Essa razão universal – moral ou prática –, esse determinismo,
essas categorias que explicam tudo têm com que fazer rir o homem
honesto. Não têm nada a ver com o espírito. Negam sua verdade
profunda, que é estar acorrentado. Nesse universo indecifrável e
limitado o destino do homem, daí em diante, adquire seu sentido. Uma
multidão de irracionais se levantou e o cerca até o último
objetivo. Em sua perspicácia reavida e agora harmonizada, o
sentimento do absurdo se aclara e se precisa. Eu dizia que o mundo é
absurdo: estava andando muito depressa. Esse mundo em si mesmo não é
razoável: é tudo o que se pode dizer a respeito. Mas o que é
absurdo é o confronto entre esse irracional e esse desejo apaixonado
de clareza cujo apelo ressoa no mais profundo do homem. O absurdo
depende tanto do homem quanto do mundo. É, no momento, o único laço
entre os dois. Colados um ao outro como só o ódio pode fundir os
seres.
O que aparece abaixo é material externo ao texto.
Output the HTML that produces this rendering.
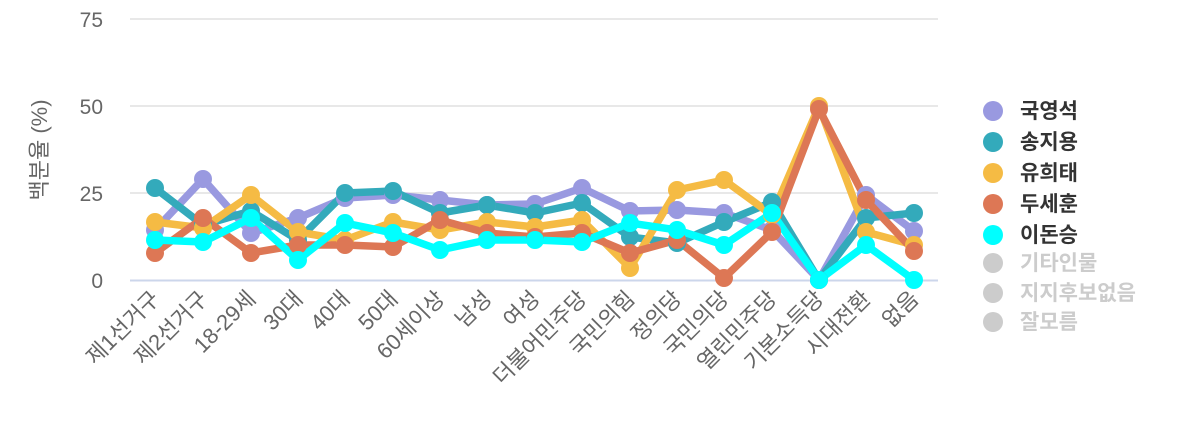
<!DOCTYPE html>
<html><head><meta charset="utf-8"><style>body{margin:0;background:#fff}svg{display:block}text{font-family:"Liberation Sans","Noto Sans CJK KR",sans-serif}</style></head><body>
<svg width="1200" height="440" xmlns="http://www.w3.org/2000/svg">
<g stroke="#e0e0e0" stroke-width="1.5">
<line x1="130" x2="938" y1="19" y2="19"/><line x1="130" x2="938" y1="106" y2="106"/><line x1="130" x2="938" y1="193" y2="193"/>
</g>
<line x1="130" x2="938" y1="280.5" y2="280.5" stroke="#ccd6eb" stroke-width="2"/>
<g fill="#666" font-size="21" text-anchor="end">
<text x="103" y="27">75</text><text x="103" y="114">50</text><text x="103" y="201">25</text><text x="103" y="288">0</text>
</g>
<text transform="translate(47,150) rotate(-90)" fill="#666" font-size="22" text-anchor="middle">백분율 (%)</text>
<g fill="#666" font-size="22" text-anchor="end">
<text transform="translate(161,300) rotate(-45)">제1선거구</text>
<text transform="translate(209,300) rotate(-45)">제2선거구</text>
<text transform="translate(257,300) rotate(-45)">18-29세</text>
<text transform="translate(304,300) rotate(-45)">30대</text>
<text transform="translate(351,300) rotate(-45)">40대</text>
<text transform="translate(399,300) rotate(-45)">50대</text>
<text transform="translate(446,300) rotate(-45)">60세이상</text>
<text transform="translate(493,300) rotate(-45)">남성</text>
<text transform="translate(541,300) rotate(-45)">여성</text>
<text transform="translate(588,300) rotate(-45)">더불어민주당</text>
<text transform="translate(636,300) rotate(-45)">국민의힘</text>
<text transform="translate(683,300) rotate(-45)">정의당</text>
<text transform="translate(730,300) rotate(-45)">국민의당</text>
<text transform="translate(778,300) rotate(-45)">열린민주당</text>
<text transform="translate(825,300) rotate(-45)">기본소득당</text>
<text transform="translate(872,300) rotate(-45)">시대전환</text>
<text transform="translate(920,300) rotate(-45)">없음</text>
</g>
<g id="s" stroke-width="7.5" fill="none" stroke-linejoin="round">
<polyline stroke="#9999e0" points="155,230 203,179 251,233 298,218 345,198 393,195 440,200 487,205 535,204 582,188 630,211 677,210 724,213 772,230 819,280 866,195 914,231"/>
<polyline stroke="#33aabb" points="155,188 203,225 251,211 298,240 345,193 393,191 440,213 487,205 535,213 582,203 630,237 677,243 724,222 772,202 819,280 866,218 914,213"/>
<polyline stroke="#f5bb44" points="155,222 203,228 251,195 298,232 345,240 393,222 440,230 487,222 535,227 582,220 630,268 677,190 724,180 772,215 819,106 866,232 914,245"/>
<polyline stroke="#dd7755" points="155,253 203,218 251,253 298,245 345,245 393,247 440,220 487,233 535,237 582,233 630,253 677,240 724,278 772,232 819,109 866,200 914,251"/>
<polyline stroke="#00ffff" points="155,240 203,242 251,218 298,260 345,223 393,233 440,250 487,240 535,240 582,242 630,223 677,230 724,245 772,213 819,280 866,245 914,280"/>
</g>
<script>
var s=document.getElementById('s');var pls=[].slice.call(s.querySelectorAll('polyline'));
pls.forEach(function(p){var c=p.getAttribute('stroke');p.getAttribute('points').trim().split(/\s+/).forEach(function(pt){var a=pt.split(',');var e=document.createElementNS('http://www.w3.org/2000/svg','circle');e.setAttribute('cx',a[0]);e.setAttribute('cy',a[1]);e.setAttribute('r','9');e.setAttribute('fill',c);e.setAttribute('stroke','none');s.appendChild(e);});});
</script>
<g font-size="21" font-weight="bold">
<circle cx="993" cy="111" r="10" fill="#9999e0"/><text x="1020" y="118" fill="#333">국영석</text>
<circle cx="993" cy="142" r="10" fill="#33aabb"/><text x="1020" y="149" fill="#333">송지용</text>
<circle cx="993" cy="173" r="10" fill="#f5bb44"/><text x="1020" y="180" fill="#333">유희태</text>
<circle cx="993" cy="204" r="10" fill="#dd7755"/><text x="1020" y="211" fill="#333">두세훈</text>
<circle cx="993" cy="235" r="10" fill="#00ffff"/><text x="1020" y="242" fill="#333">이돈승</text>
<circle cx="993" cy="263" r="10" fill="#ccc"/><text x="1020" y="270" fill="#ccc">기타인물</text>
<circle cx="993" cy="293" r="10" fill="#ccc"/><text x="1020" y="300" fill="#ccc">지지후보없음</text>
<circle cx="993" cy="322" r="10" fill="#ccc"/><text x="1020" y="329" fill="#ccc">잘모름</text>
</g>
</svg>
</body></html>
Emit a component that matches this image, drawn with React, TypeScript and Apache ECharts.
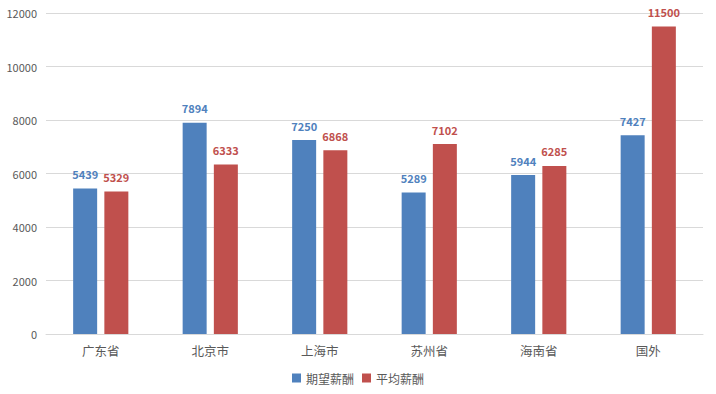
import React, { useEffect, useRef } from "react";
import * as echarts from "echarts";

const categories = ["广东省", "北京市", "上海市", "苏州省", "海南省", "国外"];
const expected = [5439, 7894, 7250, 5289, 5944, 7427];
const average = [5329, 6333, 6868, 7102, 6285, 11500];
const seriesNames = ["期望薪酬", "平均薪酬"];

export default function App() {
  const ref = useRef<HTMLDivElement>(null);
  useEffect(() => {
    const chart = echarts.init(ref.current!, null, { renderer: "svg" });
    const font = "'Microsoft YaHei', 'Noto Sans CJK SC', 'Noto Sans', sans-serif";
    chart.setOption({
      animation: false,
      textStyle: { fontFamily: font },
      grid: { left: 46, right: 13, top: 13, bottom: 60 },
      legend: {
        bottom: 5,
        left: "center",
        itemWidth: 9,
        itemHeight: 9,
        itemGap: 8,
        icon: "rect",
        textStyle: { color: "#595959", fontSize: 12, fontFamily: font },
        data: seriesNames,
      },
      xAxis: {
        type: "category",
        data: categories,
        axisLine: { lineStyle: { color: "#d9d9d9" } },
        axisTick: { show: false },
        axisLabel: { color: "#595959", fontSize: 12.5, margin: 10, fontFamily: font },
      },
      yAxis: {
        type: "value",
        min: 0,
        max: 12000,
        interval: 2000,
        axisLine: { show: false },
        axisTick: { show: false },
        splitLine: { lineStyle: { color: "#d9d9d9" } },
        axisLabel: {
          color: "#595959",
          fontSize: 11,
          margin: 9,
          fontFamily: font,
          formatter: (v: number) => String(v),
        },
      },
      series: [
        {
          name: seriesNames[0],
          type: "bar",
          data: expected,
          barWidth: 24,
          barGap: "30%",
          itemStyle: { color: "#4f81bd" },
          label: {
            show: true,
            position: "top",
            distance: 9,
            color: "#4f81bd",
            fontWeight: "bold",
            fontSize: 11,
            fontFamily: font,
          },
        },
        {
          name: seriesNames[1],
          type: "bar",
          data: average,
          barWidth: 24,
          barGap: "30%",
          itemStyle: { color: "#c0504d" },
          label: {
            show: true,
            position: "top",
            distance: 9,
            color: "#c0504d",
            fontWeight: "bold",
            fontSize: 11,
            fontFamily: font,
          },
        },
      ],
    });
    return () => chart.dispose();
  }, []);
  return (
    <div
      ref={ref}
      style={{ position: "fixed", left: 0, top: 0, width: 716, height: 394, background: "#fff" }}
    />
  );
}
É tudo o que posso discernir nesse universo sem limites em
que prossegue a minha aventura. Paremos aqui. Se considero verdadeira
essa absurdidade que regula minhas relações com a vida, se me
compenetro desse sentimento que se apossa de mim ante os espetáculos
do mundo, desse descortino que me impõe a busca de uma ciência,
devo tudo sacrificar a estas certezas e encará-las de frente para
poder mantê-las. E devo, sobretudo, pautar de acordo com elas o meu
comportamento, levando-as adiante em todas as suas consequências.
Estou falando de honestidade. Mas quero saber, doravante, se o
pensamento pode viver em tais desertos.